Mamie J. Mayfield's (December 22, 1912 - September 25, 1994) name was kept alive in the form of a souvenir shop, Mamie's General Store.

In 1999, an F3 tornado heavily damaged Stroud, destroying the town's 53-store Tanger Outlet mall and wiping out a handful of key local employers including a Sygma food service distribution facility. The Rock Café survived, though its neon sign was damaged, but business was down by half due to the state of the fragile local economy. In 2001, the Rock Café was listed on the National Register of Historic Places, qualifying it for matching grants and loans to finance its historic restoration.

When the first Pixar crews researching Route 66 stopped at the Rock Café in 2001, restoration and repair of the 1999 tornado damage was not yet complete; the neon flickered briefly but failed to come to life. With a federal grant and a loan of $30,000 in matching funds, the Rock Café was restored with new heating and air conditioning systems, replacement of the original wiring, restoration of neon signage and a return of the building to its original layout.

In 2007, travelling artist Bob Waldmire depicted the café in one of his works; Food Network's Diners, Drive-Ins and Dives also devoted part of an episode to the Rock. On January 21, 2010, Dawn Welch appeared on NBC-TV´s Today show, cooking and promoting her book. The January 2010 edition of "Oklahoma Living" magazine named the Rock Café "Best Oklahoma Diner", featuring its proprietor in a cover photo.
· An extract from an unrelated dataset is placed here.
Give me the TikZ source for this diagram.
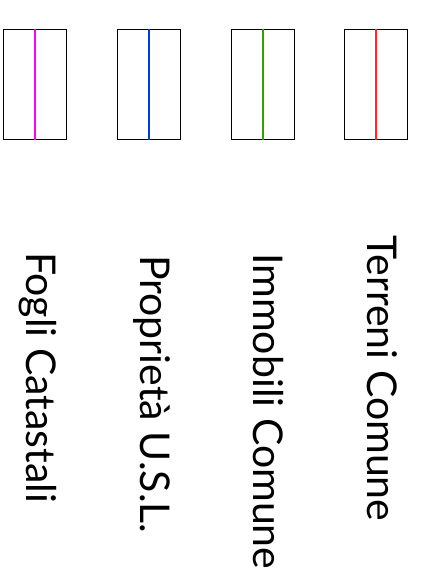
\documentclass[tikz,border=0pt]{standalone}
\usepackage{fontspec}
\setmainfont{Lato}
\usetikzlibrary{positioning}

\definecolor{fogli}{RGB}{255,0,255}
\definecolor{usl}{RGB}{0,60,230}
\definecolor{immobili}{RGB}{50,160,0}
\definecolor{terreni}{RGB}{255,40,40}

\begin{document}
\begin{tikzpicture}[x=1pt,y=-1pt,semithick]
  \tikzstyle{legend box}=[draw=black,line width=1.4pt,minimum width=63pt,minimum height=110pt,inner sep=0pt,anchor=north west]
  \tikzstyle{legend label}=[rotate=-90,anchor=base west,inner sep=0pt,font=\fontsize{41}{46}\selectfont]
  \tikzstyle{legend line}=[line width=1.6pt]
\useasboundingbox (0,0) rectangle (430,570);
\node[legend box] (F) at (2.5,29) {};
\node[legend box] (P) at (116.5,29) {};
\node[legend box] (I) at (230.5,29) {};
\node[legend box] (T) at (343.5,29) {};
\draw[legend line,fogli] (F.north) -- (F.south);
\draw[legend line,usl] (P.north) -- (P.south);
\draw[legend line,immobili] (I.north) -- (I.south);
\draw[legend line,terreni] (T.north) -- (T.south);
\node[legend label] (Flab) at (27,252) {Fogli Catastali};
\node[legend label] (Plab) at (140,255) {Proprietà U.S.L.};
\node[legend label] (Ilab) at (253,253) {Immobili Comune};
\node[legend label] (Tlab) at (367,235) {Terreni Comune};
\end{tikzpicture}
\end{document}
Stroud, Oklahoma also slowly began to recover economically through increased activity in the oil and gas sectors and in tourism. While the destroyed outlet shopping mall was not rebuilt, the community successfully marketed its industrial park, and is now a leading small city in oilfield manufacturing and transportation, particularly in the rail and pipeline sectors.